Attorneys for both candidates involved in a contested special election for an Oklahoma House of Representatives seat from Tulsa asked the Oklahoma Supreme Court on Monday to take the case. Democratic candidate Dan Arthrell, whose three-vote lead in this month’s election was overturned in a recount, said he asked the court to intervene. A court referee did not immediately issue a recommendation for whether the court would take the case. The filing comes after initial returns showed Arthrell defeating Republican Katie Henke by three votes in the April 3 special election to fill the seat vacated by Republican Rep. Dan Sullivan. Henke then asked for a manual recount, which was held Tuesday. Arthrell received four fewer votes, resulting in a one-vote win for Henke. Shortly after the Tulsa County Election Board certified the results, two uncounted ballots — both for Arthrell — were found in a bin beneath an election machine.
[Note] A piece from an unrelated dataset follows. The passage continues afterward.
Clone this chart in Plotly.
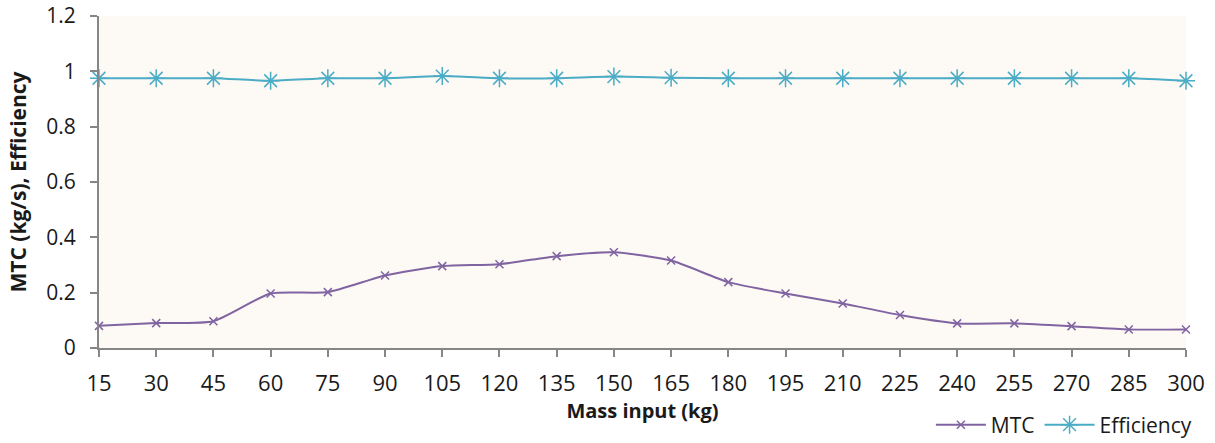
import plotly.graph_objects as go

mass_input = ["15", "30", "45", "60", "75", "90", "105", "120", "135", "150",
              "165", "180", "195", "210", "225", "240", "255", "270", "285", "300"]
mtc = [0.080, 0.090, 0.097, 0.197, 0.202, 0.262, 0.296, 0.303, 0.332, 0.346,
       0.316, 0.238, 0.197, 0.161, 0.119, 0.089, 0.089, 0.079, 0.067, 0.067]
efficiency = [0.975, 0.975, 0.975, 0.966, 0.975, 0.975, 0.983, 0.975, 0.975, 0.981,
              0.977, 0.975, 0.975, 0.975, 0.975, 0.975, 0.975, 0.975, 0.975, 0.966]
y_ticks = [0, 0.2, 0.4, 0.6, 0.8, 1, 1.2]
y_tick_labels = ["0", "0.2", "0.4", "0.6", "0.8", "1", "1.2"]

FONT = "Open Sans"
TXT = "#1a1a1a"

fig = go.Figure()
fig.add_trace(go.Scatter(
    x=mass_input, y=mtc, name="MTC", mode="lines+markers",
    line=dict(color="#8064A2", width=2, shape="spline", smoothing=0.6),
    marker=dict(symbol="x-thin-open", size=8, line=dict(color="#8064A2", width=1.5)),
    cliponaxis=False,
))
fig.add_trace(go.Scatter(
    x=mass_input, y=efficiency, name="Efficiency", mode="lines+markers",
    line=dict(color="#4BACC6", width=2, shape="spline", smoothing=0.6),
    marker=dict(symbol="asterisk-open", size=15, line=dict(color="#4BACC6", width=1.5)),
    cliponaxis=False,
))

fig.update_layout(
    width=1215, height=443,
    margin=dict(l=99, r=29, t=16, b=95, autoexpand=False),
    paper_bgcolor="white",
    plot_bgcolor="#FDF9F4",
    font=dict(family=FONT, color=TXT, size=21),
    showlegend=True,
    legend=dict(orientation="h", x=1.01, xanchor="right", y=-0.232, yanchor="middle",
                font=dict(size=21, family=FONT, color=TXT), itemwidth=50,
                bgcolor="rgba(0,0,0,0)", tracegroupgap=0),
    xaxis=dict(
        type="category", range=[0, 19], automargin=False,
        showline=True, linecolor="#868686", linewidth=2,
        ticks="outside", ticklen=7, tickcolor="#868686", tickwidth=2,
        showgrid=False, zeroline=False, ticklabelstandoff=8,
        tickfont=dict(size=22, family=FONT, color=TXT),
        title=dict(text="<b>Mass input (kg)</b>", font=dict(size=20, family=FONT, color=TXT), standoff=6),
    ),
    yaxis=dict(
        range=[0, 1.2], tickmode="array", tickvals=y_ticks, ticktext=y_tick_labels,
        automargin=False, ticklabeloverflow="allow",
        showline=True, linecolor="#868686", linewidth=2,
        ticks="outside", ticklen=7, tickcolor="#868686", tickwidth=2,
        showgrid=False, zeroline=False, ticklabelstandoff=10,
        tickfont=dict(size=21, family=FONT, color=TXT),
        title=dict(text="<b>MTC (kg/s), Efficiency</b>", font=dict(size=21, family=FONT, color=TXT), standoff=14),
    ),
)

fig.write_html("out.html")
“We’re asking the court to take the case and either count the two ballots or go back to the original machine count,” said Arthrell attorney Greg Bledsoe. “Our preferred result would be to count these ballots because every voter deserves to have his or her vote counted.”
Henke’s attorney, Robert Sartin, agreed that the case belongs before the state’s highest court. “The Oklahoma Supreme Court should assume original jurisdiction and stay all proceedings in this case and the Oklahoma Supreme Court should once and for all decide this case,” Sartin said.